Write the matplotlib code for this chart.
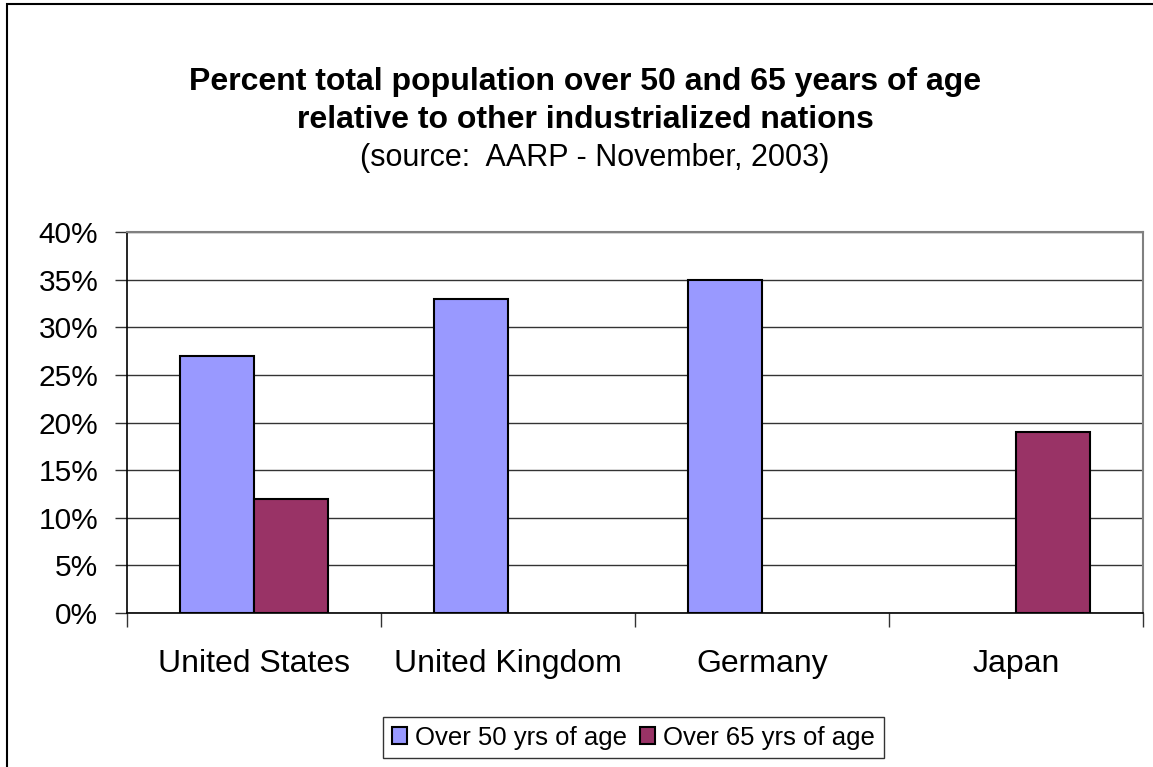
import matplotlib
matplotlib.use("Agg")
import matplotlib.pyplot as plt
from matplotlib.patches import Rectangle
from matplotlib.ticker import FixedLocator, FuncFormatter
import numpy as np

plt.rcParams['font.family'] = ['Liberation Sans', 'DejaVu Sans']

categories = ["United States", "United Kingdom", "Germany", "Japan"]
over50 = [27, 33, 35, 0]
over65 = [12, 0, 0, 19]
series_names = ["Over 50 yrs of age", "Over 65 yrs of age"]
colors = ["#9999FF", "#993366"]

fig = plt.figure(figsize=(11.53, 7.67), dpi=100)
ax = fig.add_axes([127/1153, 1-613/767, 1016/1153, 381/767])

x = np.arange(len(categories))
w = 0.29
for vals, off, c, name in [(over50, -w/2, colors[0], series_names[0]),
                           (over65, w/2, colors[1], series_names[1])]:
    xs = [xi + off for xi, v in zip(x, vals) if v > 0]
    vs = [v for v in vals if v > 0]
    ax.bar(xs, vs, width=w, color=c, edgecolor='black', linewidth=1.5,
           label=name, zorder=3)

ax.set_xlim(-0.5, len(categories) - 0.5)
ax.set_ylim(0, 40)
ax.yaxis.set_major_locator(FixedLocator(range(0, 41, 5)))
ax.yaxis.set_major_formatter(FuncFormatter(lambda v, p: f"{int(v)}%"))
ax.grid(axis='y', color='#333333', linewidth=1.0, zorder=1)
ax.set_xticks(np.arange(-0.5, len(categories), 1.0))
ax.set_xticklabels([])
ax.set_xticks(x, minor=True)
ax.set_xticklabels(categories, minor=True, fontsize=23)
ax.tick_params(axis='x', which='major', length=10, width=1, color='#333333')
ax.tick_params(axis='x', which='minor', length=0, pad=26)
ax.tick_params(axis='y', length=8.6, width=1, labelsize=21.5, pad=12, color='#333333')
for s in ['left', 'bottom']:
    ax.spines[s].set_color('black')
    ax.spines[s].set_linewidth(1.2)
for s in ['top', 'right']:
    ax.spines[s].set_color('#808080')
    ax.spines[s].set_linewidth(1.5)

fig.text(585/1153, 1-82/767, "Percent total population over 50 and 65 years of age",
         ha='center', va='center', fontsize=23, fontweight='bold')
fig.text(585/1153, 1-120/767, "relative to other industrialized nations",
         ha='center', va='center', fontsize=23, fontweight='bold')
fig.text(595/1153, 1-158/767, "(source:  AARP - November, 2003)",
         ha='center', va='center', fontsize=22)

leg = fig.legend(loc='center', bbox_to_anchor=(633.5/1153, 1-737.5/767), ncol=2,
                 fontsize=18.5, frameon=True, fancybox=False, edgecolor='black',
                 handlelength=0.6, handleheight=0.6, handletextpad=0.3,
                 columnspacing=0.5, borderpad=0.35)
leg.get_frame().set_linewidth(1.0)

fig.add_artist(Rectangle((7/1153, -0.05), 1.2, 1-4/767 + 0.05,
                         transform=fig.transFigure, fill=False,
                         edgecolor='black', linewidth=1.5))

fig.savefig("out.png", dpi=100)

====================

**Task to complete**: Give an exact reproduction of every line, leaving out any picture.

**Result for this task**:
Write the matplotlib code for this chart.
import matplotlib
matplotlib.use("Agg")
import matplotlib.pyplot as plt
from matplotlib.patches import Rectangle
from matplotlib.ticker import FixedLocator, FuncFormatter
import numpy as np

plt.rcParams['font.family'] = ['Liberation Sans', 'DejaVu Sans']

categories = ["United States", "United Kingdom", "Germany", "Japan"]
over50 = [27, 33, 35, 0]
over65 = [12, 0, 0, 19]
series_names = ["Over 50 yrs of age", "Over 65 yrs of age"]
colors = ["#9999FF", "#993366"]

fig = plt.figure(figsize=(11.53, 7.67), dpi=100)
ax = fig.add_axes([127/1153, 1-613/767, 1016/1153, 381/767])

x = np.arange(len(categories))
w = 0.29
for vals, off, c, name in [(over50, -w/2, colors[0], series_names[0]),
                           (over65, w/2, colors[1], series_names[1])]:
    xs = [xi + off for xi, v in zip(x, vals) if v > 0]
    vs = [v for v in vals if v > 0]
    ax.bar(xs, vs, width=w, color=c, edgecolor='black', linewidth=1.5,
           label=name, zorder=3)

ax.set_xlim(-0.5, len(categories) - 0.5)
ax.set_ylim(0, 40)
ax.yaxis.set_major_locator(FixedLocator(range(0, 41, 5)))
ax.yaxis.set_major_formatter(FuncFormatter(lambda v, p: f"{int(v)}%"))
ax.grid(axis='y', color='#333333', linewidth=1.0, zorder=1)
ax.set_xticks(np.arange(-0.5, len(categories), 1.0))
ax.set_xticklabels([])
ax.set_xticks(x, minor=True)
ax.set_xticklabels(categories, minor=True, fontsize=23)
ax.tick_params(axis='x', which='major', length=10, width=1, color='#333333')
ax.tick_params(axis='x', which='minor', length=0, pad=26)
ax.tick_params(axis='y', length=8.6, width=1, labelsize=21.5, pad=12, color='#333333')
for s in ['left', 'bottom']:
    ax.spines[s].set_color('black')
    ax.spines[s].set_linewidth(1.2)
for s in ['top', 'right']:
    ax.spines[s].set_color('#808080')
    ax.spines[s].set_linewidth(1.5)

fig.text(585/1153, 1-82/767, "Percent total population over 50 and 65 years of age",
         ha='center', va='center', fontsize=23, fontweight='bold')
fig.text(585/1153, 1-120/767, "relative to other industrialized nations",
         ha='center', va='center', fontsize=23, fontweight='bold')
fig.text(595/1153, 1-158/767, "(source:  AARP - November, 2003)",
         ha='center', va='center', fontsize=22)

leg = fig.legend(loc='center', bbox_to_anchor=(633.5/1153, 1-737.5/767), ncol=2,
                 fontsize=18.5, frameon=True, fancybox=False, edgecolor='black',
                 handlelength=0.6, handleheight=0.6, handletextpad=0.3,
                 columnspacing=0.5, borderpad=0.35)
leg.get_frame().set_linewidth(1.0)

fig.add_artist(Rectangle((7/1153, -0.05), 1.2, 1-4/767 + 0.05,
                         transform=fig.transFigure, fill=False,
                         edgecolor='black', linewidth=1.5))

fig.savefig("out.png", dpi=100)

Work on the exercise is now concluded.